Generosity's did not know how to deal with that.
A.P.: They
thought it was really jive. Then we started to sing, and they
started to listen, because we had our shit together.
Now almost ten
years later, Manhattan Transfer no longer play Upper West Side
boites; they'll be at Radio City Music Hall, if you please,
this Saturday and Sunday. After all, they're at the peak of
their popularity thanks to the Top Ten hit "The Boy from
New York City" -- ironically, a song first recorded by
the Ad Libs for Red Bird Records. They no longer dress quite
so flamboyantly; more flush than flashy, you know. They no
longer have Laurel Masse; she was replaced two years ago by
Cheryl Bentyne. But they still have their shit together. As
curators of the pop harmony group tradition, Manhattan
Transfer have made a musical mission out of what might have
remained a nostalgic whim.
They have
refined an eclectic repertoire whose only common thread is the
thrilling blend of tight, precise, four-part harmonies.
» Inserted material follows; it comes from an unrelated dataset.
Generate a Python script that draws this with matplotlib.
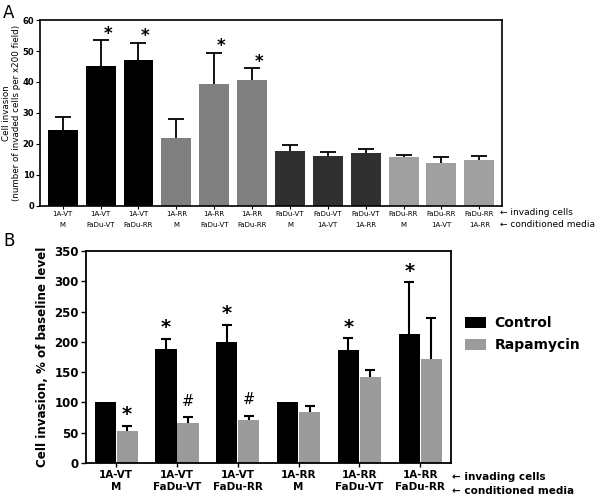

It's
not just pop, although they've reclaimed from the trash pile
tunes by the Chiffons, the Videos, and yes, the Ad Libs. It's
not just doo-wop, though Alan Paul's throbbing falsetto on
"Gloria" is as sweet as anybody's. It's not even
just white; Janis Siegel can summon an authentically church
wail for the uptempo gospel number "Operator." The
group has made its biggest strides in the field of jazz --
last year they won a Grammy for their dazzling rendition of
Weather Report's "Birdland" (lyrics by Jon
Hendricks, arrangement by Janis Siegel) -- but Manhattan
Transfer will never be strictly a jazz vocal group; when they
headlined the "Salute to Eddie Jefferson" in last
year's Newport Jazz Festival, they were blown off the stage by
the effortless swing of Jon Hendricks and his family. Never
mind the stagey slickness, though -- when it comes to
versatility, discipline, and genius for inducing harmonysteria,
Manhattan Transfer is unsurpassed among singing groups.
When I spoke to
Janis Siegel last week at Atlantic Records' offices, she
indicated that you can expect the full array of Manhattan
Transfer's goodies at Radio City next week: some jazz, some
gooch, some a cappella, a lot from the latest album Mecca
for Moderns (a little too smooth for my taste, but it has
its moments), plus such unrecorded delights as Lambert,
Hendricks & Ross's "Doodlin'," the unaccompanied
"Just Keep on Doin' What You're Doing," and -- if
we're lucky -- Siegel's spectacular, heartrending solo version
of "From Vienna With Love" (a vocal transcription of
Joe Zawinul's recording on Rise and Fall of the Third
Stream), which stopped the show at the Transfer's Radio
City gig last spring. But there are surprises planned, too:
special appearances by jazz-tap dancers Chuck Green and
Dorothy Bradley (whose late husband, Baby Laurence, taught
Manhattan Transfer all their moves) and Frankie Lymon's
Teenagers, now led by the fantastic singer Pearl McKinnon,
formerly of the Kodoks.
But the best
news that Siegel had was that she will going into the studio
in October with producer Joel Dorn to do a solo album. Not a
jazz album, unfortunately -- "The record company wants
hits" -- but one that will feature a variety of
"pure forms": R&B, jazz, gospel ("I hate
fusion music"). Some of the material slated for the
record includes the Annie Ross/Hampton Hawes tune
"Jackie" (about a bebop mouse), California
pianist-composer Dave Frischberg's "Do You Miss New
York," a Staples Singers number called "Hammer and
Nails," and -- if we're lucky -- "From Vienna with
Love." Probably nothing by Cat Stevens, though.
Siegel's solo
project won't interfere with her group work; Manhattan
Transfer will have a "best of" package out for
Christmas and may do the soundtrack for a new animated film by
George Lucas called The Rushers of Din. But anyone who
has heard Siegel will concede that she is easily the group's
finest singer; she has such curiosity and control, such
friskiness and finesse that reviewers can't help likening her
to the young Ella Fitzgerald. Siegel knows it, but she's
proceeding cautiously; after a nasty throat injury last year,
she realized she had to learn to sing right if she plans to be
crooning jazz in her golden years. "Eventually I think I
will make the commitment entirely to jazz," she said.
"But now there are too many things I like to do."